By completing the study, Statesboro would then have a fee plan in hand, ready to adopt in the future, Penny suggested.
Attorney warns council
District 4 Councilman John Riggs asked about the lawsuits brought against cities and counties with fire fees. Amid this discussion, Statesboro City Attorney Cain Smith noted some additional information about the Chatham County case.
"Under the Refund Statute, which is state law, you have to refund everything collected, with interest," Smith said. "Chatham County, they're under a $30 million judgment right now, $27 million in refund and $3 million in pre-judgment interest."
Again, Chatham County officials have an appeal pending.
Riggs asked how likely a lawsuit would be if Statesboro enacted a fire service fee.
"It's a certainty, eventually," Smith said. "Because the Refund Statute goes back five years, they won't sue us anytime soon."
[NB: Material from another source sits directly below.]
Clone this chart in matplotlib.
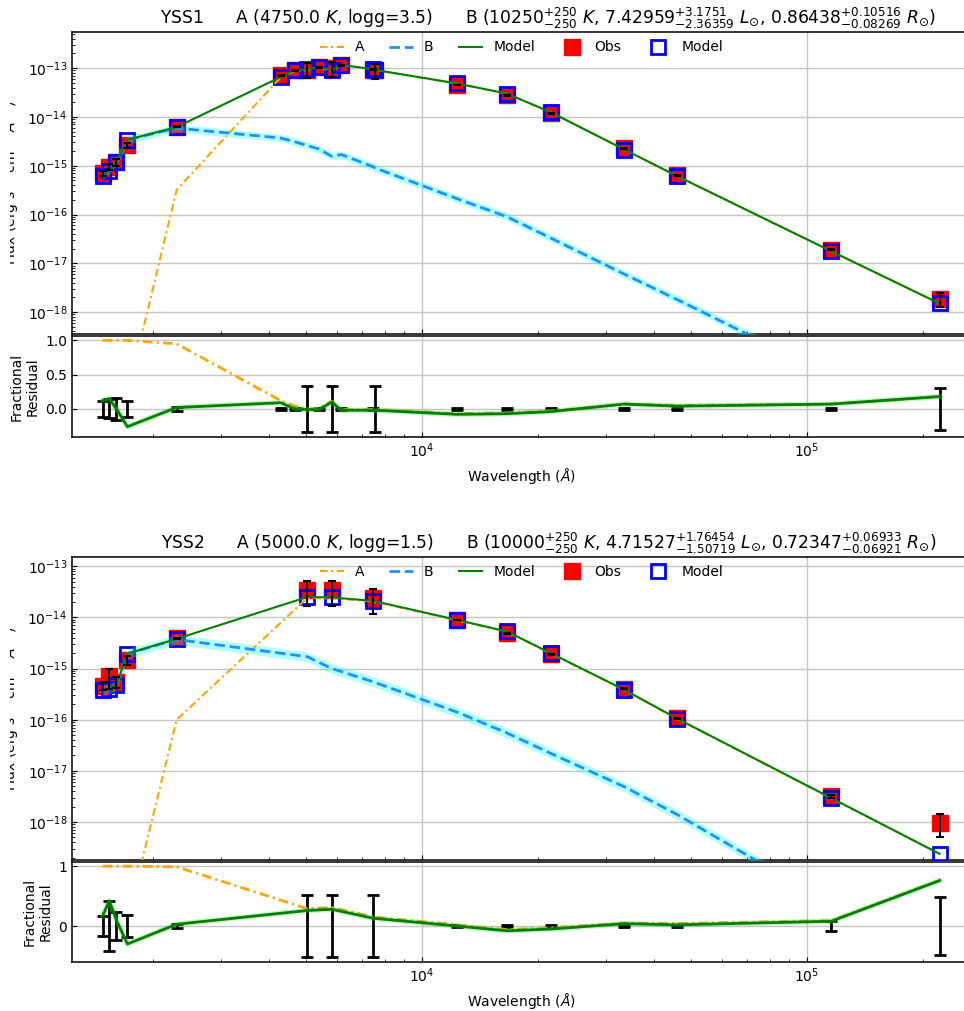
import numpy as np
import matplotlib
matplotlib.use('Agg')
import matplotlib.pyplot as plt
from matplotlib.patches import Rectangle

plt.rcParams['lines.scale_dashes'] = False
plt.rcParams['axes.linewidth'] = 1.1

# ---------------- YSS1 ----------------
# filter wavelengths (Angstrom)
wl_1 = [1481, 1541, 1608, 1717, 2305, 4297, 4670, 5036, 5394, 5836, 6166,
        7470, 7560, 12350, 16620, 21590, 33526, 46028, 115608, 220883]
# observed flux and fractional error
obs_1 = [7.1e-16, 9.3e-16, 1.2e-15, 2.6e-15, 6.3e-15, 7.2e-14, 9.1e-14, 9.3e-14,
         1.05e-13, 1.0e-13, 1.15e-13, 9.3e-14, 9.0e-14, 4.5e-14, 2.8e-14,
         1.2e-14, 2.3e-15, 6.4e-16, 1.9e-17, 1.85e-18]
ferr_1 = [0.12, 0.14, 0.16, 0.12, 0.025, 0.02, 0.02, 0.34, 0.02, 0.34, 0.02,
          0.02, 0.34, 0.02, 0.02, 0.02, 0.02, 0.02, 0.02, 0.31]
# model fluxes (total, component A, component B with its band)
model_1 = [6.25e-16, 7.9e-16, 1.2e-15, 3.4e-15, 6.2e-15, 6.6e-14, 9.1e-14, 9.4e-14,
           1.06e-13, 9.0e-14, 1.17e-13, 9.5e-14, 9.2e-14, 4.85e-14, 3.0e-14,
           1.25e-14, 2.15e-15, 6.1e-16, 1.77e-17, 1.5e-18]
a_1 = [1e-24, 1e-23, 1e-22, 2e-20, 3.2e-16, 6.5e-14, 8.7e-14, 9.2e-14, 1.04e-13,
       8.8e-14, 1.15e-13, 9.4e-14, 9.1e-14, 4.8e-14, 3.0e-14, 1.25e-14, 2.15e-15,
       6.1e-16, 1.77e-17, 1.5e-18]
b_1 = [6.2e-16, 7.9e-16, 1.2e-15, 3.4e-15, 5.9e-15, 3.7e-15, 3.1e-15, 2.6e-15,
       2.2e-15, 1.55e-15, 1.7e-15, 9.5e-16, 9.0e-16, 2.1e-16, 9.0e-17, 3.3e-17,
       6.0e-18, 1.8e-18, 5.0e-20, 2.0e-21]
b_lo_1 = [5.2e-16, 6.6e-16, 1.0e-15, 2.8e-15, 4.9e-15, 3.1e-15, 2.6e-15, 2.2e-15,
          1.8e-15, 1.3e-15, 1.4e-15, 7.9e-16, 7.5e-16, 1.75e-16, 7.5e-17, 2.75e-17,
          5.0e-18, 1.5e-18, 4.2e-20, 1.7e-21]
b_hi_1 = [7.4e-16, 9.5e-16, 1.45e-15, 4.1e-15, 7.1e-15, 4.4e-15, 3.7e-15, 3.1e-15,
          2.6e-15, 1.85e-15, 2.0e-15, 1.15e-15, 1.1e-15, 2.5e-16, 1.1e-16, 4.0e-17,
          7.2e-18, 2.2e-18, 6.0e-20, 2.4e-21]
# fractional residuals of the total model and of component A
res_1 = [0.12, 0.15, 0.0, -0.26, 0.02, 0.09, 0.0, -0.01, -0.01, 0.10, -0.02,
         -0.02, -0.02, -0.08, -0.07, -0.04, 0.07, 0.04, 0.07, 0.18]
res_a_1 = [1.0, 1.0, 1.0, 1.0, 0.95, 0.12, 0.04, 0.0, 0.0, 0.11, -0.01,
           -0.01, -0.01, -0.07, -0.06, -0.03, 0.07, 0.05, 0.07, 0.18]
title_1 = (r"YSS1      A (4750.0 $K$, logg=3.5)      "
           r"B (10250$^{+250}_{-250}$ $K$, 7.42959$^{+3.1751}_{-2.36359}$ $L_{\odot}$, "
           r"0.86438$^{+0.10516}_{-0.08269}$ $R_{\odot}$)")

# ---------------- YSS2 ----------------
wl_2 = [1481, 1541, 1608, 1717, 2305, 5036, 5836, 7470, 12350, 16620, 21590,
        33526, 46028, 115608, 220883]
obs_2 = [4.6e-16, 7.0e-16, 5.5e-16, 1.45e-15, 3.9e-15, 3.4e-14, 3.4e-14, 2.4e-14,
         8.9e-15, 4.9e-15, 1.9e-15, 4.0e-16, 1.07e-16, 3.2e-18, 9.8e-19]
ferr_2 = [0.17, 0.42, 0.23, 0.19, 0.03, 0.52, 0.52, 0.52, 0.02, 0.02, 0.02,
          0.02, 0.02, 0.08, 0.48]
model_2 = [3.8e-16, 4.0e-16, 4.8e-16, 1.95e-15, 3.8e-15, 2.5e-14, 2.45e-14, 2.1e-14,
           8.9e-15, 5.3e-15, 2.0e-15, 3.85e-16, 1.05e-16, 2.95e-18, 2.4e-19]
a_2 = [1e-24, 1e-23, 1e-22, 1.2e-20, 1.0e-16, 2.4e-14, 2.35e-14, 2.04e-14,
       8.7e-15, 5.2e-15, 1.96e-15, 3.8e-16, 1.03e-16, 2.9e-18, 2.4e-19]
b_2 = [3.8e-16, 4.0e-16, 4.8e-16, 1.95e-15, 3.7e-15, 1.7e-15, 1.0e-15, 5.5e-16,
       1.4e-16, 5.5e-17, 2.2e-17, 4.9e-18, 1.4e-18, 2.5e-20, 1.5e-21]
b_lo_2 = [3.0e-16, 3.2e-16, 3.8e-16, 1.56e-15, 2.96e-15, 1.36e-15, 8.0e-16, 4.4e-16,
          1.12e-16, 4.4e-17, 1.76e-17, 3.9e-18, 1.12e-18, 2.0e-20, 1.2e-21]
b_hi_2 = [4.75e-16, 5.0e-16, 6.0e-16, 2.44e-15, 4.6e-15, 2.1e-15, 1.25e-15, 6.9e-16,
          1.75e-16, 6.9e-17, 2.75e-17, 6.1e-18, 1.75e-18, 3.1e-20, 1.9e-21]
res_2 = [0.17, 0.42, 0.1, -0.3, 0.03, 0.26, 0.28, 0.13, 0.0, -0.08, -0.05,
         0.04, 0.02, 0.08, 0.76]
res_a_2 = [1.0, 1.0, 1.0, 1.0, 0.99, 0.29, 0.31, 0.15, 0.02, -0.06, -0.03,
           0.05, 0.04, 0.09, 0.76]
title_2 = (r"YSS2      A (5000.0 $K$, logg=1.5)      "
           r"B (10000$^{+250}_{-250}$ $K$, 4.71527$^{+1.76454}_{-1.50719}$ $L_{\odot}$, "
           r"0.72347$^{+0.06933}_{-0.06921}$ $R_{\odot}$)")


def plot_sed(ax, axr, wl, obs, ferr, model, fa, fb, b_lo, b_hi, res, res_a,
             title, ylim, rylim, rticks):
    '''
    Draws the SED panel and the fractional residual panel below it.
    '''
    wl = np.array(wl)
    obs = np.array(obs)
    ferr = np.array(ferr)
    err = obs * ferr

    # observed and model photometry
    ax.plot(wl, obs, 's', color='red', ms=11, label='Obs', zorder=3)
    ax.plot(wl, model, 's', mfc='none', mec='blue', mew=2, ms=10,
            label='Model', zorder=4)

    # components and total model
    ax.fill_between(wl, b_lo, b_hi, color='cyan', alpha=0.3, lw=0, zorder=5)
    ax.plot(wl, fa, color='orange', lw=1.5, dashes=(5.5, 2.5, 1.5, 2.5),
            label='A', zorder=6)
    ax.plot(wl, fb, color='dodgerblue', lw=2, dashes=(7.5, 3.5),
            label='B', zorder=6)
    ax.plot(wl, model, color='green', lw=1.5, label='Model', zorder=6)
    ax.errorbar(wl, obs, yerr=err, fmt='none', ecolor='black', elinewidth=1.5,
                capsize=3, capthick=1.5, zorder=7)

    ax.set_xscale('log')
    ax.set_yscale('log')
    ax.set_xlim(1233, 266700)
    ax.set_ylim(ylim)
    ax.set_ylabel(r'Flux (erg s$^{-1}$ cm$^{-2}$ $\AA^{-1}$)')
    ax.grid(True, which='major', color='#c4c4c4', lw=1)
    ax.tick_params(which='both', direction='in', labelbottom=False)
    ax.set_title(title, fontsize=12.3, x=0.53)

    h, l = ax.get_legend_handles_labels()
    order = [l.index('A'), l.index('B'), 4, 0, 1]
    ax.legend([h[i] for i in order], [l[i] for i in order], loc='upper center',
              ncol=5, frameon=False, fontsize=10, borderaxespad=0.2,
              handlelength=1.7, columnspacing=1.8)

    # fractional residuals
    axr.errorbar(wl, np.zeros(len(wl)), yerr=ferr, fmt='none', ecolor='black',
                 elinewidth=2, capsize=4, capthick=2, zorder=3)
    axr.plot(wl, res_a, color='orange', lw=2, dashes=(7, 3, 1.5, 3), zorder=4)
    axr.plot(wl, res, color='limegreen', lw=4, alpha=0.25, zorder=4)
    axr.plot(wl, res, color='green', lw=2, zorder=5)
    axr.set_ylim(rylim)
    axr.set_yticks(rticks)
    axr.set_ylabel('Fractional\nResidual')
    axr.set_xlabel(r'Wavelength ($\AA$)')
    axr.grid(True, which='major', color='#c4c4c4', lw=1)
    axr.tick_params(which='both', direction='in')


fig = plt.figure(figsize=(9.64, 10.11), dpi=100)
ax1 = fig.add_axes([0.0747, 0.6696, 0.9326, 0.2987])
ax1r = fig.add_axes([0.0747, 0.5678, 0.9326, 0.0999], sharex=ax1)
ax2 = fig.add_axes([0.0747, 0.1494, 0.9326, 0.2997])
ax2r = fig.add_axes([0.0747, 0.0485, 0.9326, 0.0989], sharex=ax2)

plot_sed(ax1, ax1r, wl_1, obs_1, ferr_1, model_1, a_1, b_1, b_lo_1, b_hi_1,
         res_1, res_a_1, title_1, (10 ** -18.45, 10 ** -12.26), (-0.41, 1.065),
         [0, 0.5, 1.0])
plot_sed(ax2, ax2r, wl_2, obs_2, ferr_2, model_2, a_2, b_2, b_lo_2, b_hi_2,
         res_2, res_a_2, title_2, (10 ** -18.74, 10 ** -12.82), (-0.6, 1.07),
         [0, 1])

# the original figure is trimmed on its left side
fig.patches.append(Rectangle((0, 0), 10 / 964, 1, transform=fig.transFigure,
                             facecolor='white', edgecolor='none', zorder=10))

fig.savefig('out.png', dpi=100)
As he confirmed after the meeting, he was asserting that the strategy of plaintiff fee payers could be to wait until the time limit was nearly up and then sue for the full amount with interest. The Refund Statue doesn't specifically refer to fire service fees but is a state law generally requiring the refund of taxes "determined to have been erroneously or illegally assessed."
Mayor Jonathan McCollar then asked for staff confirmation on the city of Perry facing a lawsuit over a fire service fee that had been in effect for 10 years. That case is pending, and Perry had covered all of its fire department expenses with the fee, Penny said, instead of roughly half as Statesboro officials were considering.
"I mean, at this point there is really no option, to be honest with you," McCollar said. "But … I think it's important for us to get all of the information we can from the study that we're doing just in case … the state comes back and starts providing protection for cities."
He asked council members their opinion.
"I don't want to be sued," said District 2 Councilwoman Paulette Chavers. "We can't afford to be sued."
"That's how I feel," McCollar agreed.
"Based on what staff has told us, it would really be on council," said District 5 Councilwoman Shari Barr. "The prudent path is to finish this study but to put on hold any changes in how we fund our fire system, I think. So, I so move."
Chavers seconded, and the vote was 4-0, with District 3 Councilwoman Ginny Hendley absent.
The council had contracted GMC more than a year ago to conduct the fire fee feasibility study for $60,000. Another contract was later awarded the firm, for fees of up to $65,000, to develop the methodology, conduct stakeholder meetings and implement the fee.
"Obviously we will not go to implementation and we should not expend the full amount," Penny stated in a reply email later Tuesday. "The consultant was being very cautious about the expenditures with the legal challenges out there."